2 B] With a neat diagram, explain the interdependency technology for IoT planes.
IoT is a paradigm built upon complex interdependencies of technologies (both legacy and modern), which occur at various planes of this paradigm. Regarding Figure 8, we can divide the IoT paradigm into four planes: services, local connectivity, global connectivity, and processing.
Services Plane:
If we consider a bottom-up view, the services offered fall under the control and purview of service providers. The service plane is composed of two parts: 1) things or devices and 2) low-power connectivity
• Typically, the services offered in this layer are a combination of things and low-power connectivity. For example, any IoT application requires the basic setup of sensing, followed by rudimentary processing (often), and a low-power, low-range network, which is mainly built upon the IEEE 802.15.4 protocol.
• The things may be wearables, computers, smartphones, household appliances, smart glasses, factory machinery, vending machines, vehicles, UAVs, robots, and other such contraptions (which may even be just a sensor).
• The immediate low-power connectivity, which is responsible for connecting the things in local implementation, may be legacy protocols such as WiFi, Ethernet, or cellular. In contrast, modern-day technologies are mainly wireless and often programmable such as Zigbee, RFID, Bluetooth, 6LoWPAN, LoRA, DASH, Insteon, and others. The range of these connectivity technologies is severely restricted; they are responsible for the connectivity between the things of the IoT and the nearest hub or gateway to access the Internet.
Local connectivity plane:
• The local connectivity is responsible for distributing Internet access to multiple local IoT deployments. This distribution may be on the basis of the physical placement of the things, on the basis of the application domains, or even on the basis of providers of services.
• Services such as address management, device management, security, sleep scheduling, and others fall within the scope of this plane. For example, in a smart home environment, the first floor and the ground floor may have local IoT implementations, which have various things connected to the network via low-power, low-range connectivity technologies. The traffic from these two floors merges into a single router or a gateway. The total traffic intended for the Internet from a smart home leaves through a single gateway or router, which may be assigned a single global IP address (for the whole house). This helps in the significant conservation of already limited global IP addresses.
• The local connectivity plane falls under the purview of IoT management as it directly deals with strategies to use/reuse addresses based on things and applications.
The modern-day “edge computing” paradigm is deployed in conjunction with these first two planes: services and local connectivity.

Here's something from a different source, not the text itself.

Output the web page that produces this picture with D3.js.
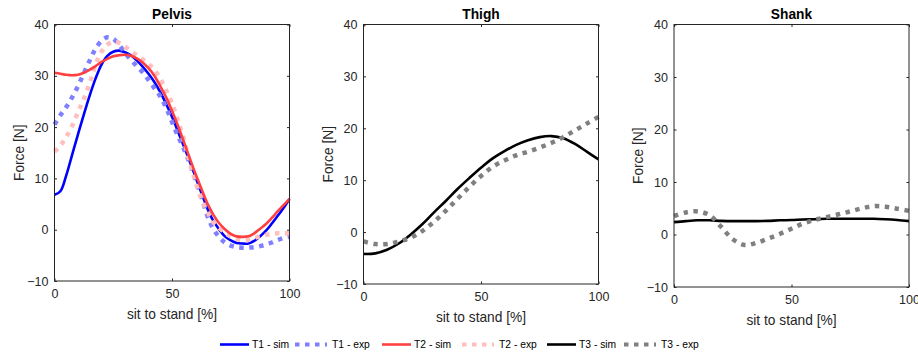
<!DOCTYPE html>
<html>
<head>
<meta charset="utf-8">
<script src="https://cdn.jsdelivr.net/npm/d3@7"></script>
<style>
  body { margin: 0; background: #fff; }
  svg { display: block; font-family: "Liberation Sans", Arial, sans-serif; }
</style>
</head>
<body>
<svg id="chart" width="918" height="354"></svg>
<script>
// x positions (% of sit to stand)
const pctFine = [0, 2.5, 5, 7.5, 10, 12.5, 15, 17.5, 20, 22.5, 25, 27.5, 30, 32.5, 35, 37.5, 40,
  42.5, 45, 47.5, 50, 52.5, 55, 57.5, 60, 62.5, 65, 67.5, 70, 72.5, 75, 77.5, 80, 82.5, 85, 87.5,
  90, 92.5, 95, 97.5, 100];
const pctCoarse = [0, 5, 10, 15, 20, 25, 30, 35, 40, 45, 50, 55, 60, 65, 70, 75, 80, 85, 90, 95, 100];

// Pelvis
const pelvisT1Sim = [6.8, 7.5, 10.6, 14.6, 18.6, 22.5, 26.2, 29.5, 32.2, 33.9, 34.7, 34.9, 34.6,
  34.0, 33.0, 31.8, 30.4, 28.8, 26.8, 24.5, 22.0, 19.2, 16.3, 13.4, 10.3, 7.2, 4.2, 1.8, 0.1,
  -1.3, -2.1, -2.6, -2.7, -2.7, -2.2, -1.3, -0.2, 1.2, 2.7, 4.3, 6.0];
const pelvisT1Exp = [20.5, 22.3, 23.9, 25.8, 28.0, 30.5, 33.0, 35.3, 36.8, 37.5, 37.2, 36.0, 34.5,
  33.1, 31.9, 30.7, 29.2, 27.6, 26.0, 23.8, 21.0, 18.3, 15.8, 13.0, 9.8, 6.4, 2.8, 0.2, -1.4,
  -2.5, -3.1, -3.4, -3.5, -3.5, -3.4, -3.2, -2.9, -2.5, -2.0, -1.6, -1.4];
const pelvisT2Sim = [30.6, 30.4, 30.2, 30.1, 30.2, 30.6, 31.2, 31.9, 32.7, 33.3, 33.8, 34.0, 34.1,
  33.9, 33.4, 32.6, 31.5, 30.0, 28.0, 25.8, 23.2, 20.3, 17.2, 14.0, 10.9, 8.0, 5.2, 3.0, 1.3,
  0.1, -0.8, -1.3, -1.4, -1.3, -0.7, 0.2, 1.1, 2.3, 3.6, 4.8, 6.0];
const pelvisT2Exp = [15.2, 16.4, 18.1, 20.2, 22.9, 25.5, 28.6, 32.2, 34.7, 36.1, 36.6, 36.4, 35.7,
  34.8, 34.0, 33.2, 32.3, 31.2, 29.4, 27.2, 24.6, 21.3, 17.6, 13.2, 9.4, 6.0, 3.6, 1.5, 0.4,
  -0.6, -1.3, -1.8, -2.0, -2.0, -1.6, -1.3, -1.0, -0.8, -0.7, -0.7, -0.7];

// Thigh
const thighT3Sim = [-4.2, -4.1, -3.4, -2.2, -0.5, 1.5, 3.8, 6.0, 8.3, 10.4, 12.4, 14.2, 15.6, 16.8,
  17.7, 18.3, 18.5, 18.1, 17.0, 15.5, 14.0];
const thighT3Exp = [-1.8, -2.3, -2.3, -1.8, -1.1, 0.2, 2.0, 4.1, 6.4, 8.7, 10.8, 12.6, 13.8, 14.8,
  15.5, 16.3, 17.2, 18.3, 19.6, 20.9, 22.2];

// Shank
const shankT3Sim = [2.35, 2.55, 2.7, 2.7, 2.6, 2.55, 2.55, 2.55, 2.6, 2.7, 2.75, 2.85, 2.9, 3.0,
  3.0, 3.0, 3.0, 3.0, 2.9, 2.75, 2.55];
const shankT3Exp = [3.5, 4.2, 4.4, 3.7, 1.5, -0.9, -2.0, -1.6, -0.8, 0.1, 1.1, 2.1, 2.8, 3.3, 3.85,
  4.4, 5.0, 5.4, 5.3, 4.9, 4.5];

const titles = ['Pelvis', 'Thigh', 'Shank'];
const xTicks = [0, 50, 100];
const yTicks = [-10, 0, 10, 20, 30, 40];
const legendLabels = ['T1 - sim', 'T1 - exp', 'T2 - sim', 'T2 - exp', 'T3 - sim', 'T3 - exp'];

const styles = {
  'T1 - sim': { color: '#0000ff', dotted: false },
  'T1 - exp': { color: '#8080ff', dotted: true },
  'T2 - sim': { color: '#ff4040', dotted: false },
  'T2 - exp': { color: '#ffbfbf', dotted: true },
  'T3 - sim': { color: '#000000', dotted: false },
  'T3 - exp': { color: '#808080', dotted: true }
};

const panels = [
  { left: 54.5, bottom: 281, x: pctFine,
    series: [['T1 - sim', pelvisT1Sim], ['T1 - exp', pelvisT1Exp], ['T2 - exp', pelvisT2Exp], ['T2 - sim', pelvisT2Sim]] },
  { left: 363.5, bottom: 284, x: pctCoarse,
    series: [['T3 - sim', thighT3Sim], ['T3 - exp', thighT3Exp]] },
  { left: 674, bottom: 287, x: pctCoarse,
    series: [['T3 - sim', shankT3Sim], ['T3 - exp', shankT3Exp]] }
];

const svg = d3.select('#chart');
const axTop = 24.5, w = 235;
const axisColor = '#262626';

panels.forEach((p, i) => {
  const h = p.bottom - axTop;
  const g = svg.append('g').attr('transform', `translate(${p.left},${axTop})`);
  const x = d3.scaleLinear().domain([0, 100]).range([0, w]);
  const y = d3.scaleLinear().domain([-10, 40]).range([h, 0]);

  // data lines
  const line = d3.line().x(d => x(d[0])).y(d => y(d[1])).curve(d3.curveCatmullRom.alpha(0.5));
  p.series.forEach(([name, vals]) => {
    const st = styles[name];
    g.append('path')
      .datum(p.x.map((v, k) => [v, vals[k]]))
      .attr('d', line)
      .attr('fill', 'none')
      .attr('stroke', st.color)
      .attr('stroke-width', st.dotted ? 4.5 : 2.6)
      .attr('stroke-dasharray', st.dotted ? '4.5,5.5' : null)
      .attr('stroke-linejoin', 'round');
  });

  // box + ticks
  const ax = (sel) => {
    sel.select('.domain').remove();
    sel.selectAll('line').attr('stroke', axisColor);
    sel.selectAll('text').attr('fill', axisColor).style('font-size', '12.5px').style('font-family', '"Liberation Sans", Arial, sans-serif');
  };
  g.append('g').attr('transform', `translate(0,${h})`)
    .call(d3.axisBottom(x).tickValues(xTicks).tickSizeInner(-2.5).tickSizeOuter(0).tickPadding(8))
    .call(ax);
  g.append('g')
    .call(d3.axisTop(x).tickValues(xTicks).tickSizeInner(-2.5).tickSizeOuter(0).tickFormat(''))
    .call(ax);
  g.append('g')
    .call(d3.axisLeft(y).tickValues(yTicks).tickSizeInner(-2.5).tickSizeOuter(0).tickPadding(6))
    .call(ax);
  g.append('g').attr('transform', `translate(${w},0)`)
    .call(d3.axisRight(y).tickValues(yTicks).tickSizeInner(-2.5).tickSizeOuter(0).tickFormat(''))
    .call(ax);
  g.append('rect')
    .attr('x', 0).attr('y', 0).attr('width', w).attr('height', h)
    .attr('fill', 'none').attr('stroke', axisColor).attr('stroke-width', 1);

  g.append('text')
    .attr('x', w / 2).attr('y', -6)
    .attr('text-anchor', 'middle')
    .style('font-size', '13.75px').style('font-weight', 'bold')
    .attr('fill', '#000')
    .text(titles[i]);
  g.append('text')
    .attr('x', w / 2).attr('y', h + 38)
    .attr('text-anchor', 'middle')
    .style('font-size', '13.75px')
    .attr('fill', axisColor)
    .text('sit to stand [%]');
  g.append('text')
    .attr('transform', `translate(-31,${h / 2}) rotate(-90)`)
    .attr('text-anchor', 'middle')
    .style('font-size', '13.75px')
    .attr('fill', axisColor)
    .text('Force [N]');
});

// legend
const legendX = [220, 295, 382, 462, 547, 624];
const legendY = 344.5;
const lg = svg.append('g');
legendLabels.forEach((name, k) => {
  const st = styles[name];
  const x0 = legendX[k];
  lg.append('line')
    .attr('x1', x0).attr('x2', x0 + (st.dotted ? 32 : 29))
    .attr('y1', legendY).attr('y2', legendY)
    .attr('stroke', st.color)
    .attr('stroke-width', st.dotted ? 4 : 2.6)
    .attr('stroke-dasharray', st.dotted ? '4.5,5.5' : null);
  lg.append('text')
    .attr('x', x0 + (st.dotted ? 37 : 32)).attr('y', legendY + 3.8)
    .style('font-size', '10.3px')
    .attr('fill', '#000')
    .text(name);
});
</script>
</body>
</html>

Global connectivity plane:
• In continuation, the plane of global connectivity plays a significant role in enabling IoT in the real sense by allowing for worldwide implementations and connectivity between things, users, controllers, and applications.
• This plane also falls under the purview of IoT management as it decides how and when to store data, when to process it, when to forward it, and in which form to forward it.
• The Web, datacenters, remote servers, Cloud, and others make up this plane.
The paradigm of “fog computing” lies between the planes of local connectivity and global connectivity. It often serves to manage the load of global connectivity infrastructure by offloading the computation nearer to the source of the data itself, which reduces the traffic load on the global Internet.
Processing plane:
The final plane of processing can be considered as a top-up of the basic IoT networking framework. The continuous rise in the usefulness and penetration of IoT in various application areas such as industries, transportation, healthcare, and others are the result of this plane.
• The members in this plane may be termed as IoT tools, simply because they wring-out useful and human-readable information from all the raw data that flows from various IoT devices and deployments.
• The various sub-domains of this plane include intelligence, conversion (data and format conversion, and data cleaning), learning (making sense of temporal and spatial data patterns), cognition (recognizing patterns and mapping it to already known patterns), algorithms (various control and monitoring algorithms), visualization (rendering numbers and strings in the form of collective trends, graphs, charts, and projections), and analysis (estimating the usefulness of the generated information, making sense of the information with respect to the application and place of data generation, and estimating future trends based on past and present patterns of information obtained).
• Various computing paradigms such as “big data”, “machine learning”, and others, fall within the scope of this domain.